I graduated from St. Olaf with degrees in philosophy, English, and medieval studies in 2007. I then pursued a MA degree in Catholic Studies from the University of St. Thomas (2009). In the summers, I taught reading classes to students of all ages (4-55!) and worked at a theater camp in Duluth though Americorps. Then, after working for 2 years as the director of communications at a Catholic parish in the Twin Cities area, I moved to Berkeley, CA, where I am currently writing my thesis for a dual degree program (MA in philosophy, MA in theology and the arts). I intend to do doctoral work in theology beginning in 2014 or 2015.  My interests in philosophy are primarily in aesthetics, classical metaphysics, epistemology, and the relationship between philosophy and theology. On the theology side, I am most interested in the theology of Joseph Ratzinger; I am writing my thesis on him, entitled “The Way of the Logos: Beauty, Faith and Reason in the Theology of Joseph Ratzinger.”

David Moon, Class of 2008

After graduating in 2008 and temping my way through the worst of the Great Recession, I was accepted into graduate school at the University of Wisconsin-Madison (philosophy and law).  In winter 2013 I completed the M.A. portion of the philosophy program.  I’m currently writing my prelim paper on value incomparability and incommensurability, and this spring (2014) I’ll finish my J.D. with the law school.  After that, I’ll begin the (daunting but exciting) process of writing a philosophy dissertation.  I’m more than happy to chat with current St. Olaf students who have questions about grad school, law school, or anything else.

Jason Smith, Class of 2009

I have entered the doctoral program in religious studies at Harvard Divinity School, having finished my MTS degree from the same institution last May.  I’m based in the comparative religion subfield, with a regional focus on South Asian religion.  The program has been an excellent fit for me academically, and I’ve really enjoyed my time in the program thus far.  I have an excellent group of student colleagues in my cohort, and I’ve found a wonderful set of mentors among the faculty here.  Thank you for all your support several years ago when I was applying to master’s programs!  I could not have made it this far without the help of St.
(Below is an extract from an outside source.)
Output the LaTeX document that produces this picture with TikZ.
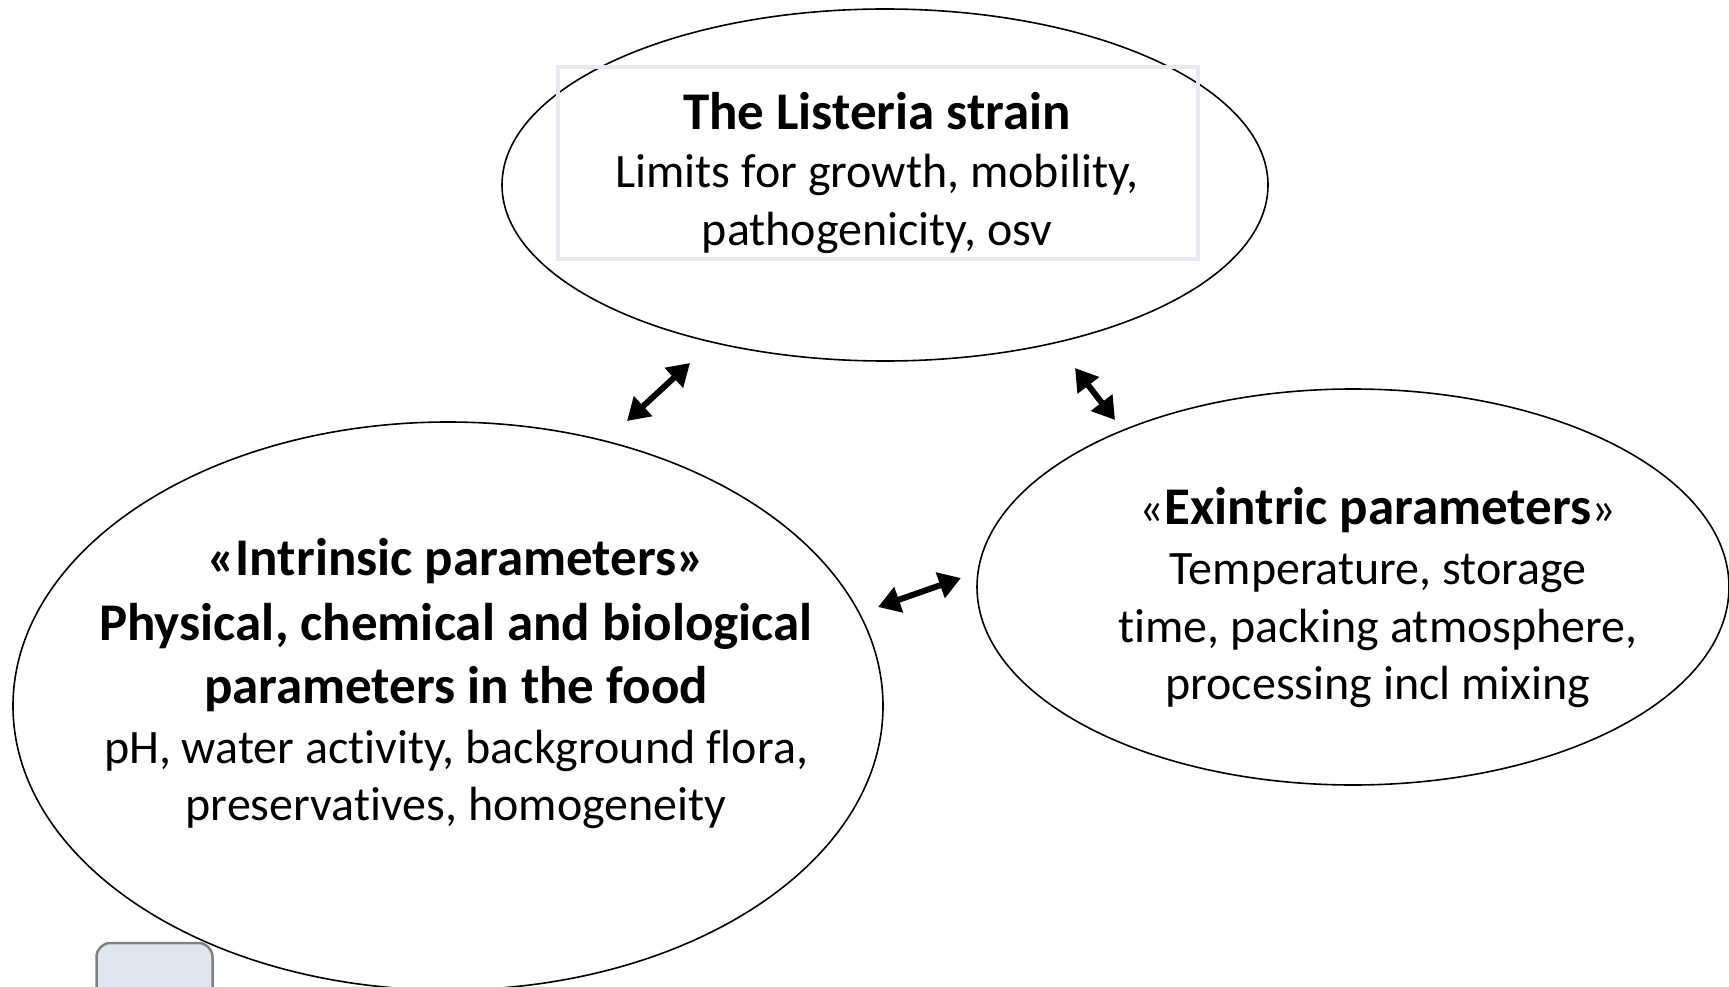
\documentclass[tikz,border=0pt]{standalone}
\usepackage{fontspec}
\setmainfont{Carlito}[Ligatures=NoCommon]
\usetikzlibrary{shapes.geometric,arrows.meta}
\begin{document}
\begin{tikzpicture}[x=1pt,y=-1pt,
  oval/.style={ellipse,draw=black,line width=1.6pt,inner sep=0pt},
  reg/.style={anchor=base,inner sep=0pt,font=\fontsize{48}{57}\selectfont},
  bld/.style={anchor=base,inner sep=0pt,font=\fontsize{53}{57}\selectfont\bfseries},
  twoway/.style={line width=6pt,{Triangle[length=22pt,width=26pt]}-{Triangle[length=22pt,width=26pt]}}]
\useasboundingbox (0,0) rectangle (1729,987);
\clip (0,0) rectangle (1729,987);
\fill[white] (0,0) rectangle (1729,987);
% ellipses
\node[oval,minimum width=766pt,minimum height=352pt] (top) at (885,185) {};
\node[oval,minimum width=870pt,minimum height=568pt] (left) at (448,706) {};
\node[oval,minimum width=752pt,minimum height=396pt] (right) at (1353,587) {};
% box in top ellipse
\node[draw={rgb,255:red,232;green,232;blue,240},line width=4.5pt,minimum width=640pt,minimum height=192pt,inner sep=0pt] (topbox) at (878,163) {};
% top text
\node[bld] (t1) at (877,130) {The Listeria strain};
\node[reg] (t2) at (877,188) {Limits for growth, mobility,};
\node[reg] (t3) at (877,245) {pathogenicity, osv};
% left text
\node[bld] (l1) at (456,575) {«Intrinsic parameters»};
\node[bld] (l2) at (456,640) {Physical, chemical and biological};
\node[bld] (l3) at (456,703) {parameters in the food};
\node[reg] (l4) at (456,763) {pH, water activity, background flora,};
\node[reg] (l5) at (456,820) {preservatives, homogeneity};
% right text
\node[reg] (r1) at (1378,524) {«{\fontsize{53}{57}\selectfont\bfseries Exintric parameters}»};
\node[reg] (r2) at (1378,584) {Temperature, storage};
\node[reg] (r3) at (1378,642) {time, packing atmosphere,};
\node[reg] (r4) at (1378,699) {processing incl mixing};
% arrow ends
\coordinate (a1s) at (627,421);
\coordinate (a1e) at (690,363);
\coordinate (a2s) at (1075,368);
\coordinate (a2e) at (1115,420);
\coordinate (a3s) at (878,607);
\coordinate (a3e) at (961,578);
\draw[twoway] (a1s) -- (a1e);
\draw[twoway] (a2s) -- (a2e);
\draw[twoway] (a3s) -- (a3e);
% small box bottom-left
\node[draw={rgb,255:red,128;green,128;blue,128},fill={rgb,255:red,224;green,230;blue,239},line width=2.5pt,rounded corners=14pt,minimum width=116pt,minimum height=90pt,inner sep=0pt] (corner) at (154.5,988) {};
\end{tikzpicture}
\end{document}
Olaf faculty members.

As for some reflections on my time in the Philosophy Department:  I graduated from St. Olaf in 2009 with a degree in philosophy and religion.  If there is one thing I gained from my philosophy major, it is undoubtedly a strong set of writing skills that have served me well both professionally in a non-profit setting and academically as I’ve gone on to pursue graduate work in religious studies.  In particular, I credit Jeanine Grenberg’s “Modern Philosophy” course with training me on how to read a text closely, analyze it carefully, and write a carefully-crafted interpretive paper based on that text; I also credit Charles Taliaferro’s “Philosophy of Religion” seminar with teaching me how to think creatively in new and exciting ways, engage with peers in a rigorous yet respectful intellectual environment, and unite my passion for the study of both philosophy and religion.  As I pursue graduate work in religious studies at Harvard Divinity School, I am constantly grateful for the excellent education I received from the Philosophy Department and the faculty within it.  I certainly would not be the graduate student I am today without my St. Olaf education, and I will always look back fondly on my days studying philosophy.